## [GIVEN DATA]
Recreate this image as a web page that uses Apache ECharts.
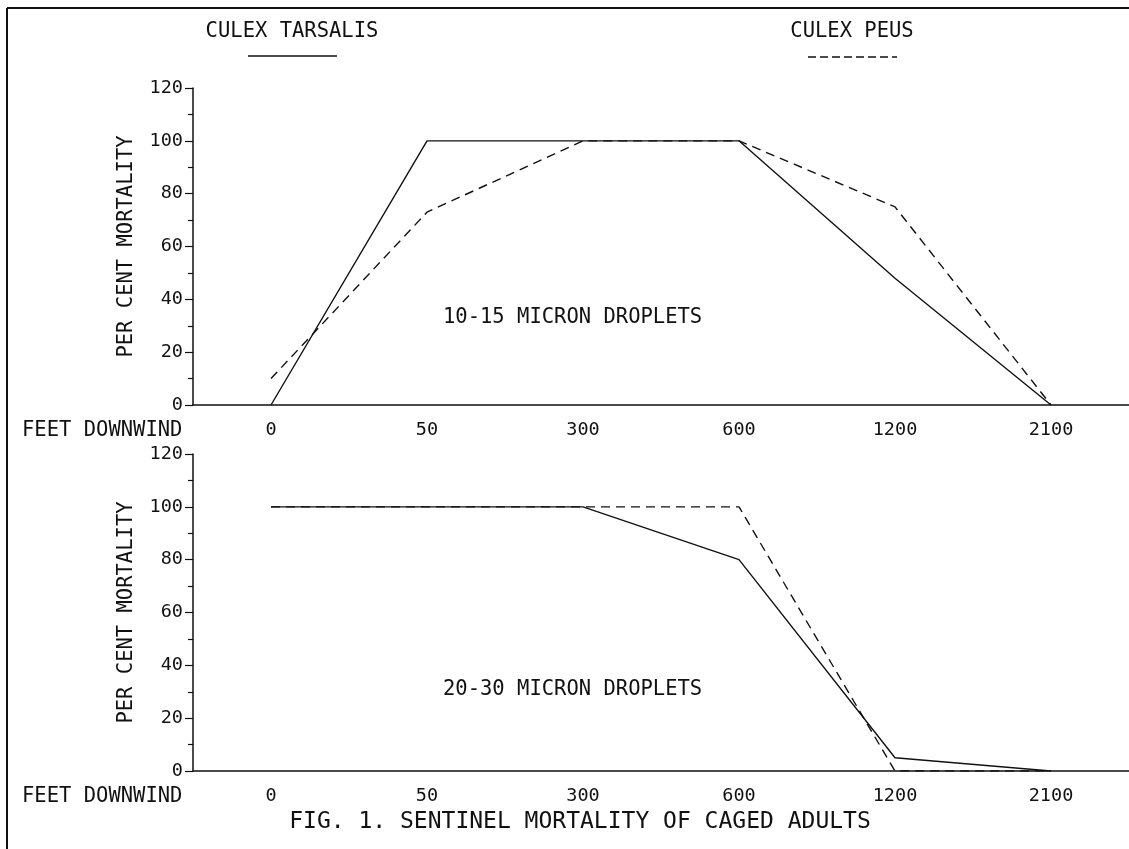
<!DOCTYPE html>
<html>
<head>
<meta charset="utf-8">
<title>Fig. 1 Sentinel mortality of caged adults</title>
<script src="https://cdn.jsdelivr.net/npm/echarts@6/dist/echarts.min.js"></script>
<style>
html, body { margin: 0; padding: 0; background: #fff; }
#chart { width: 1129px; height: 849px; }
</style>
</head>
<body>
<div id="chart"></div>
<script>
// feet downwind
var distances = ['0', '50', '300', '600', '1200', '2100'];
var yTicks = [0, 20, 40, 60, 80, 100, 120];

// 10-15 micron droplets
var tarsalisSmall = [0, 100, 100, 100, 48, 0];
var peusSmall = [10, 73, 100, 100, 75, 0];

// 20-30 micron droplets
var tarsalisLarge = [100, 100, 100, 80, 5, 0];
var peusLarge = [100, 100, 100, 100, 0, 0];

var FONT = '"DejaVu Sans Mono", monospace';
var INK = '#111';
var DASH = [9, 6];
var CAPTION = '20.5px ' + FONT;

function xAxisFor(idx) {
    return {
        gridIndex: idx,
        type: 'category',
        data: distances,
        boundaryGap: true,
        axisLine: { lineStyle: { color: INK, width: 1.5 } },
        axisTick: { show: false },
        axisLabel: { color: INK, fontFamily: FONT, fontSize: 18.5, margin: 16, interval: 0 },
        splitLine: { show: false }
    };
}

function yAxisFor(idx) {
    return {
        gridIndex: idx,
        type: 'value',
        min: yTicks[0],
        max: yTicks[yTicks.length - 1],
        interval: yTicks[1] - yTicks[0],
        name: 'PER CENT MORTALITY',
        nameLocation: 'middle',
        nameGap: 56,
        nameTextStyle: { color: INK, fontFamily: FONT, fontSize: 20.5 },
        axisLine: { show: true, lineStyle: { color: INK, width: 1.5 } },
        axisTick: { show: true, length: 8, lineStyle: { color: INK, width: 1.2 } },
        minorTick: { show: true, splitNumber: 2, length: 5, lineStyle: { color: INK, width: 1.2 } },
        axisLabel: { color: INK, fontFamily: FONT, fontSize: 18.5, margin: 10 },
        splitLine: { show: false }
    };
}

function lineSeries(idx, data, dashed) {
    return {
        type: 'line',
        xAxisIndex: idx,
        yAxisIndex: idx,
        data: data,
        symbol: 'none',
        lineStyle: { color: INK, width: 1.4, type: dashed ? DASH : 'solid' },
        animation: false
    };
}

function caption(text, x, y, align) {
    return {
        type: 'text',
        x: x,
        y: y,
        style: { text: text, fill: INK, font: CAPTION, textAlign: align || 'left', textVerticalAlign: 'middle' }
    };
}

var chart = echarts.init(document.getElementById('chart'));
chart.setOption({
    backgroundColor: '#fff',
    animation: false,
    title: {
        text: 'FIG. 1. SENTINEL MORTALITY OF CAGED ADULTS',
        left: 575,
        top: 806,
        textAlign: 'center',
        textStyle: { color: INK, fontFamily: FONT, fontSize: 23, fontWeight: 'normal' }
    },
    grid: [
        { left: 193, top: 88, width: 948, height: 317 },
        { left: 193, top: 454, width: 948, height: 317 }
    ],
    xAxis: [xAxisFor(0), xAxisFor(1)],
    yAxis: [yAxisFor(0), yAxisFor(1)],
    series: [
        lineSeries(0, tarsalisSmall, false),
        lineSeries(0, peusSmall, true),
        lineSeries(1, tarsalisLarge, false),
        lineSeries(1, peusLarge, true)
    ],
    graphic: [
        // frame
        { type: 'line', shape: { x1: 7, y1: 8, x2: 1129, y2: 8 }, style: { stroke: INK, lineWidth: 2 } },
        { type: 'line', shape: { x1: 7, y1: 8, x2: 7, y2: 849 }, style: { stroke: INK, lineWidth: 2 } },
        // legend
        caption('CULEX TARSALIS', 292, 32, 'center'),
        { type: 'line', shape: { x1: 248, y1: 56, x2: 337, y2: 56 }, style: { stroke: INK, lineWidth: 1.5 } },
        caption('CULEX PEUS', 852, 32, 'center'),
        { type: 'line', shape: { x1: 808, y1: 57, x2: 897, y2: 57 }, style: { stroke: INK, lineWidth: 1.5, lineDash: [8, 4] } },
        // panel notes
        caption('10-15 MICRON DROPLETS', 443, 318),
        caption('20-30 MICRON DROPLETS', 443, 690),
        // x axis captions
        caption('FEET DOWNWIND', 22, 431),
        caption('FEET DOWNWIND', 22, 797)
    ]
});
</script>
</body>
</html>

## [JOB]
Copy exactly the lines running from the beginning of the listing through the line that has "var CAPTION = '20.5px ' + FONT;". Drop the pictures.

## [OUTPUT FOR THIS EXERCISE]
Recreate this image as a web page that uses Apache ECharts.
<!DOCTYPE html>
<html>
<head>
<meta charset="utf-8">
<title>Fig. 1 Sentinel mortality of caged adults</title>
<script src="https://cdn.jsdelivr.net/npm/echarts@6/dist/echarts.min.js"></script>
<style>
html, body { margin: 0; padding: 0; background: #fff; }
#chart { width: 1129px; height: 849px; }
</style>
</head>
<body>
<div id="chart"></div>
<script>
// feet downwind
var distances = ['0', '50', '300', '600', '1200', '2100'];
var yTicks = [0, 20, 40, 60, 80, 100, 120];

// 10-15 micron droplets
var tarsalisSmall = [0, 100, 100, 100, 48, 0];
var peusSmall = [10, 73, 100, 100, 75, 0];

// 20-30 micron droplets
var tarsalisLarge = [100, 100, 100, 80, 5, 0];
var peusLarge = [100, 100, 100, 100, 0, 0];

var FONT = '"DejaVu Sans Mono", monospace';
var INK = '#111';
var DASH = [9, 6];
var CAPTION = '20.5px ' + FONT;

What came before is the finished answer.